While some experts fancy him at No 4, going in at “two down” while still being gloveman (a role he really needs to retain, considering his market-leading brilliance both standing back, and up at the stumps) is a fairly tough ask.
Does the answer lie in De Kock, in a possible happy medium, more regularly now occupying the berth at No 5 that he took with some success in his last Test appearance?
In a late-January performance against England at the Wanderers that helped seal his status as top runs-scorer across both sides, despite England winning the series 3-1, he significantly stood alone in the first innings as a key South African resister in notching 76 out of a flimsy total of 183, and then added a gritty further 39 in the second dig.

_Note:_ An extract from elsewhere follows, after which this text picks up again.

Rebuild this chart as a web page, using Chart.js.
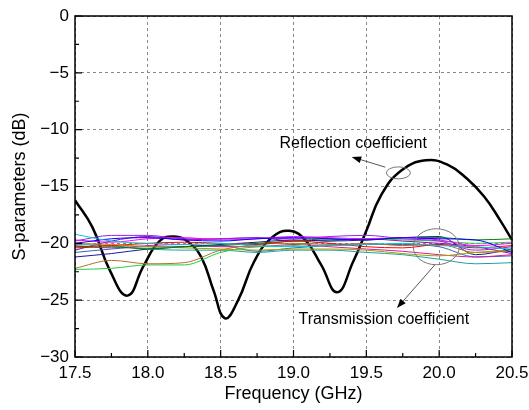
<!DOCTYPE html>
<html>
<head>
<meta charset="utf-8">
<script src="https://cdn.jsdelivr.net/npm/chart.js@4/dist/chart.umd.min.js"></script>
<style>
  html, body { margin: 0; padding: 0; background: #fff; }
  #wrap { width: 529px; height: 410px; }
</style>
</head>
<body>
<div id="wrap"><canvas id="sChart" width="529" height="410"></canvas></div>
<script>
// reflection coefficient (black curve)
const reflFreq = [17.5, 17.62, 17.74, 17.86, 17.97, 18.08, 18.18, 18.28, 18.37, 18.45, 18.53, 18.62, 18.73, 18.85, 18.97, 19.08, 19.19, 19.3, 19.41, 19.5, 19.6, 19.74, 19.91, 20.06, 20.19, 20.31, 20.42, 20.5];
const reflDb = [-16.2, -18.6, -22.4, -24.6, -22.0, -19.8, -19.4, -19.9, -21.3, -24.1, -26.6, -25.0, -21.6, -19.5, -18.9, -19.7, -21.9, -24.3, -21.6, -18.9, -15.8, -13.6, -12.7, -13.1, -14.3, -15.9, -18.0, -19.7];

// transmission coefficients (thin coloured curves)
const transFreq = [17.5, 17.75, 18.0, 18.25, 18.5, 18.75, 19.0, 19.25, 19.5, 19.75, 20.0, 20.25, 20.5];
const trans01 = [-19.2, -19.8, -20.0, -20.1, -20.0, -20.2, -20.3, -20.2, -20.1, -20.0, -20.2, -20.3, -20.5];
const trans02 = [-20.0, -19.6, -19.5, -19.7, -19.8, -19.6, -19.5, -19.6, -19.7, -19.5, -19.6, -19.7, -20.8];
const trans03 = [-19.7, -19.9, -19.6, -19.5, -19.7, -19.6, -19.4, -19.5, -19.6, -19.5, -19.7, -20.2, -20.0];
const trans04 = [-19.8, -19.3, -19.3, -19.6, -19.6, -19.5, -19.6, -19.4, -19.3, -19.6, -19.8, -20.6, -20.3];
const trans05 = [-20.3, -20.2, -20.0, -19.9, -20.0, -20.1, -19.8, -20.0, -20.3, -20.4, -20.1, -20.4, -20.2];
const trans06 = [-20.4, -20.3, -20.5, -20.3, -20.2, -20.0, -19.8, -19.6, -19.7, -19.5, -19.5, -19.7, -19.6];
const trans07 = [-20.0, -20.1, -20.3, -20.4, -20.5, -20.6, -20.5, -20.5, -20.6, -20.9, -21.1, -20.8, -20.6];
const trans08 = [-22.2, -21.5, -21.8, -21.7, -20.6, -20.1, -20.0, -20.1, -20.0, -20.2, -20.1, -20.8, -20.7];
const trans09 = [-21.2, -20.9, -20.5, -20.3, -20.1, -19.9, -19.7, -19.8, -19.7, -19.5, -19.4, -21.0, -20.5];
const trans10 = [-22.3, -22.2, -21.9, -21.9, -20.8, -20.3, -20.2, -19.8, -19.6, -19.7, -19.8, -20.0, -19.9];
const trans11 = [-20.2, -20.4, -20.2, -20.1, -20.3, -20.3, -20.1, -20.3, -20.5, -20.7, -21.0, -21.2, -21.0];
const trans12 = [-20.1, -20.2, -20.5, -20.6, -20.6, -20.8, -20.6, -20.6, -20.8, -21.0, -21.4, -21.8, -21.7];
const trans13 = [-20.8, -20.5, -20.3, -20.3, -20.2, -20.7, -20.4, -20.2, -20.1, -20.1, -20.3, -21.2, -21.1];
const trans14 = [-20.6, -19.8, -19.4, -19.7, -19.6, -19.5, -19.8, -19.7, -19.6, -19.8, -20.0, -20.3, -20.9];
const transSeries = [trans01, trans02, trans03, trans04, trans05, trans06, trans07, trans08, trans09, trans10, trans11, trans12, trans13, trans14];
const transColors = ['#00c8d8', '#0000ff', '#ff00ff', '#8a2be2', '#ff0000', '#008000', '#a0a000', '#b0702a', '#1a1aa0', '#22cc44', '#d0209a', '#20a0a0', '#4060c0', '#a000a0'];

// axis ticks
const xTicks = [17.5, 18.0, 18.5, 19.0, 19.5, 20.0, 20.5];
const yTicks = [0, -5, -10, -15, -20, -25, -30];

const FONT = 'Liberation Sans, Arial, sans-serif';

const toPoints = (xs, ys) => xs.map((x, i) => ({ x: x, y: ys[i] }));

const datasets = transSeries.map((s, i) => ({
    label: 'S21 ' + (i + 1),
    data: toPoints(transFreq, s),
    borderColor: transColors[i],
    borderWidth: 1,
    pointRadius: 0,
    cubicInterpolationMode: 'monotone',
}));
datasets.push({
    label: 'Reflection coefficient',
    data: toPoints(reflFreq, reflDb),
    borderColor: '#000',
    borderWidth: 2.5,
    pointRadius: 0,
    tension: 0.45,
});

const minus = (v) => (v < 0 ? '\u2212' + Math.abs(v) : String(v));

// box, inward ticks and the two callouts
const decor = {
    id: 'decor',
    afterDatasetsDraw(chart) {
        const { ctx, chartArea: a, scales: { x, y } } = chart;
        ctx.save();
        ctx.strokeStyle = '#000';
        ctx.lineWidth = 1.5;
        ctx.setLineDash([]);
        ctx.strokeRect(a.left, a.top, a.right - a.left, a.bottom - a.top);

        ctx.lineWidth = 1.2;
        ctx.beginPath();
        for (let k = 0; k <= 12; k++) {
            const px = x.getPixelForValue(17.5 + k * 0.25);
            const len = k % 2 === 0 ? 7 : 4;
            ctx.moveTo(px, a.bottom);
            ctx.lineTo(px, a.bottom - len);
        }
        for (let k = 0; k <= 12; k++) {
            const py = y.getPixelForValue(-k * 2.5);
            const len = k % 2 === 0 ? 7 : 4;
            ctx.moveTo(a.left, py);
            ctx.lineTo(a.left + len, py);
        }
        ctx.stroke();

        // ellipses
        ctx.strokeStyle = '#777';
        ctx.lineWidth = 1;
        ctx.beginPath();
        ctx.ellipse(x.getPixelForValue(19.72), y.getPixelForValue(-13.8), 12, 6, 0, 0, Math.PI * 2);
        ctx.stroke();
        ctx.beginPath();
        ctx.ellipse(x.getPixelForValue(19.98), y.getPixelForValue(-20.3), 23, 18, 0, 0, Math.PI * 2);
        ctx.stroke();

        const arrow = (x1, y1, x2, y2) => {
            const ang = Math.atan2(y2 - y1, x2 - x1);
            ctx.strokeStyle = '#555';
            ctx.lineWidth = 1;
            ctx.beginPath();
            ctx.moveTo(x1, y1);
            ctx.lineTo(x2 - 6 * Math.cos(ang), y2 - 6 * Math.sin(ang));
            ctx.stroke();
            ctx.fillStyle = '#000';
            ctx.beginPath();
            ctx.moveTo(x2, y2);
            ctx.lineTo(x2 - 10 * Math.cos(ang - 0.35), y2 - 10 * Math.sin(ang - 0.35));
            ctx.lineTo(x2 - 10 * Math.cos(ang + 0.35), y2 - 10 * Math.sin(ang + 0.35));
            ctx.closePath();
            ctx.fill();
        };
        arrow(x.getPixelForValue(19.63), y.getPixelForValue(-13.3), x.getPixelForValue(19.4), y.getPixelForValue(-12.4));
        arrow(x.getPixelForValue(19.97), y.getPixelForValue(-21.9), x.getPixelForValue(19.71), y.getPixelForValue(-25.7));

        ctx.fillStyle = '#000';
        ctx.font = '16px ' + FONT;
        ctx.textAlign = 'center';
        ctx.textBaseline = 'middle';
        ctx.fillText('Reflection coefficient', x.getPixelForValue(19.41), y.getPixelForValue(-11.25));
        ctx.fillText('Transmission coefficient', x.getPixelForValue(19.62), y.getPixelForValue(-26.7));
        ctx.restore();
    }
};

new Chart(document.getElementById('sChart').getContext('2d'), {
    type: 'line',
    data: { datasets: datasets },
    options: {
        responsive: false,
        devicePixelRatio: 1,
        animation: false,
        events: [],
        layout: { padding: { top: 16, right: 17, left: 0, bottom: 0 } },
        plugins: { legend: { display: false }, tooltip: { enabled: false } },
        scales: {
            x: {
                type: 'linear',
                min: 17.5,
                max: 20.5,
                afterFit: (s) => { s.height = 53; s.paddingLeft = 0; s.paddingRight = 0; },
                afterBuildTicks: (s) => { s.ticks = xTicks.map((v) => ({ value: v })); },
                ticks: {
                    color: '#000',
                    padding: 6,
                    maxRotation: 0,
                    font: { family: FONT, size: 17 },
                    callback: (v) => Number(v).toFixed(1),
                },
                grid: { color: '#888', lineWidth: 1, drawTicks: false },
                border: { display: false, dash: [3, 3] },
                title: {
                    display: true,
                    text: 'Frequency (GHz)',
                    color: '#000',
                    font: { family: FONT, size: 18 },
                    padding: { top: 0, bottom: 5 },
                },
            },
            y: {
                min: -30,
                max: 0,
                afterFit: (s) => { s.width = 75; s.paddingTop = 0; s.paddingBottom = 0; },
                afterBuildTicks: (s) => { s.ticks = yTicks.map((v) => ({ value: v })); },
                ticks: {
                    color: '#000',
                    padding: 6,
                    font: { family: FONT, size: 17 },
                    callback: minus,
                },
                grid: { color: '#888', lineWidth: 1, drawTicks: false },
                border: { display: false, dash: [3, 3] },
                title: {
                    display: true,
                    text: 'S-parameters (dB)',
                    color: '#000',
                    font: { family: FONT, size: 18 },
                    padding: { top: 9, bottom: 0 },
                },
            },
        },
    },
    plugins: [decor],
});
</script>
</body>
</html>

Being so at ease as a dual wicketkeeper and batting factor at five shifted De Kock a little more closely toward someone like Alec Stewart, the classy England player of an otherwise often “difficult” period for their Test team in the 1990s, who was similarly required frequently enough – whenever they overlooked more specialist ‘keeper Jack Russell — to juggle the task of being behind the stumps yet also a primary factor for them at the crease.
It is just possible that his showing at the Bullring served as final proof, in the minds of both Smith and head coach Mark Boucher, that De Kock must bust into that Test top five on a regular basis … and prompted the former’s clear-cut words on Friday.